Дерево растет от сердцевины. Наверное, что-то такое и я могу сказать о себе. Но что такое эта сердцевина? Ни малая, ни большая родина не могут претендовать на такую роль. Ни род, ни семья. Какой бы сильной ни была моя глупая любовь к родному и какие бы мифы вокруг нее ни клубились, как бы я ни презирал эпоху и себя в ней, жизнь моя в ее основаниях стала странным эхом искусства. Преимущественно литературы. Преимущественно русской. Говорят, что Пушкин, чьи стихи и сказки, а потом и проза стали моей изначальной формой, все взял в Европе. Читая потом переводы, осваивая ландшафты западного кино, я узнавал там пушкинское. Толстовское. Достоевское. Чеховское. Да и Библия была узнана мной впервые в русской литературе, изящной словесности и философской эссеистике и публицистике, и ее Откровение не стало для меня открытием впоследствии.
Замечу еще, что я заложник и того языка, который услышал не на улице. Языка книг. Причем другие языки я знаю приблизительно, а русский – это я сам и есть. С речевой его актуализацией. Поэтому отобразится здесь отечественный литературный опыт – и именно на русском языке.

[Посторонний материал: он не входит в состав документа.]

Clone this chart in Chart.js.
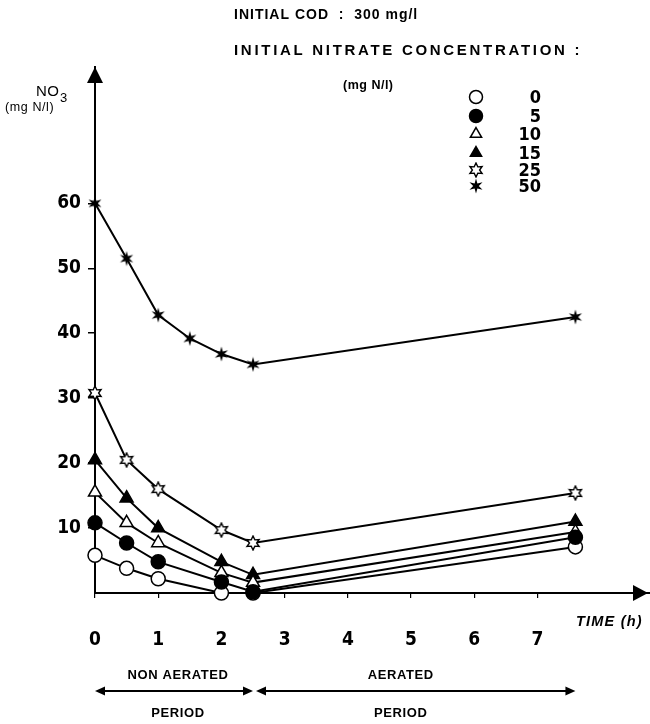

Сегодня я вдруг понял, что ключевой сюжет моей жизни «в литературе» связан именно с размышлениями о судьбе слова. О чем бы я ни писал, этот вопрос стоит на горизонте. Поэтому и книга эта строится как актуализирующее возобновление моих старых текстов, из которых произведен специфический отбор. В пределах этой книги мне хотелось бы вернуться в минувший век, в его вторую прежде всего половину, и сосредоточиться на двух литературных ристалищах, одно из которых связано с утверждением и развенчанием советского проекта, в том числе его литературно-публицистической ипостаси, а другое – с событием русского постмодернизма и полемикой вокруг него.
В сумме это осмысление двух противоборств. Тот и другой сюжет, как теперь понятно, вошли в метасюжет, связанный с кризисом слова, кризисом прочной, кодифицированной веры в предзаданность – сакральную или научную – бытия.
В литературе советской эпохи шла борьба с идеологическими фикциями и антигуманной практикой коммуноидной цивилизации – борьба, слова живого, мотивированного великой традицией и пережитого экзистенциально, – и слова мертвого, идеологически препарированного, но претендовавшего на монопольную всемирно-историческую истинность.